Despite concern around the impact lynx will have on game populations, it could be said that many hunters quietly recognise the privilege of having lynx roam their forests, a rarity not only in Europe but in the world. One hunter in the 70s put it simply; ‘We are confident lynx will do what a man cannot with a rifle.’
En route to check the second camera, we take advantage of an abandoned logging road, and it feels like we are out on a hike, with the soft evening light filtering through the golden beech leaves.
Urša tells me we aren’t the only hikers to have spotted a lynx and share the information with the project. In June 2021, a couple of hikers came across a heap of lynx kittens on the side of a gravel road. They called Urša who recommended they hike on, assuring them that the mother would be back soon and was likely moving the family, one-by-one, from one den to another. This sighting was big news and confirmation of the first reproduction in the Alps from the LIFE Lynx translocated lynx and proof of increasing Slovenian lynx populations. It was also encouraging that the hikers knew where to call to get advice.
Public education is an important element of the LIFE Lynx project, and of successful lynx reintroduction in general. The Lynx Walk is a hiking guide that was created to help people – locals and tourists alike – experience the forest from the perspective of a lynx. It’s a free downloadable document that gives hikers information on lynx ecology, habitats and behaviour and how to recognise typical signs of lynx. ‘It also helps remind people that they are walking through someone’s home,’ says Urša who urges people to stick to trails, and be respectful of the forest.

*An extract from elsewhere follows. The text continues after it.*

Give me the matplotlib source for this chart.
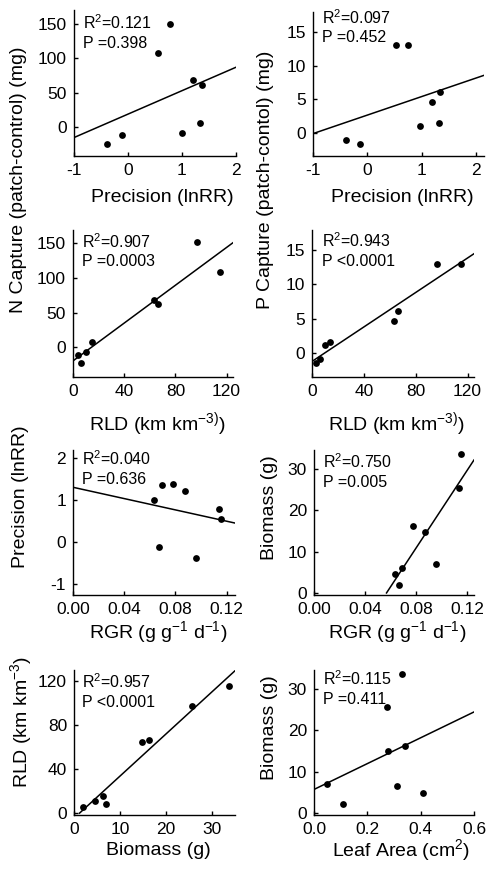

Coexisting with large carnivores has, and will continue to be, a contested topic. Some see them as an added value, while some see them as a problem. The work Urša, Tilen and Branko are doing requires people from different user-groups and different countries, backgrounds, organisations to work together. A day in the field with a hunter like Branko reminds Urša that they are making progress. ‘It works because we are all working towards the same goal; preserving the lynx,’ she says. And Tilen agrees. ‘Hunters and biologists should not be on two poles but should work together. This (project) offers a tremendous opportunity to bring biologists and hunters closer together and show we have the same interests.’
As we rumble down the forest road, I carefully ask Branko a few questions, cautious not to impede on the delicate relationship Urša has been nurturing with hunters. Using my rudimentary Slovenian, I ask him why he wants lynx back in his home forest and hunting grounds.
‘The forest is complete with lynx in it. That’s why I want lynx back in the forest.’ A simple but very telling answer, and the same reason those Slovenian hunters started this effort back in the 70s. And while that sentiment is not shared by all of Slovenia – or Europe for that matter – the complexities of reintroducing this short-tailed, long-eared cat that humans previously erased from the landscape is reduced to a very simple, almost philosophical idea.
The forest is richer when it’s complete. And that is something hunters, hikers and biologists can all agree on.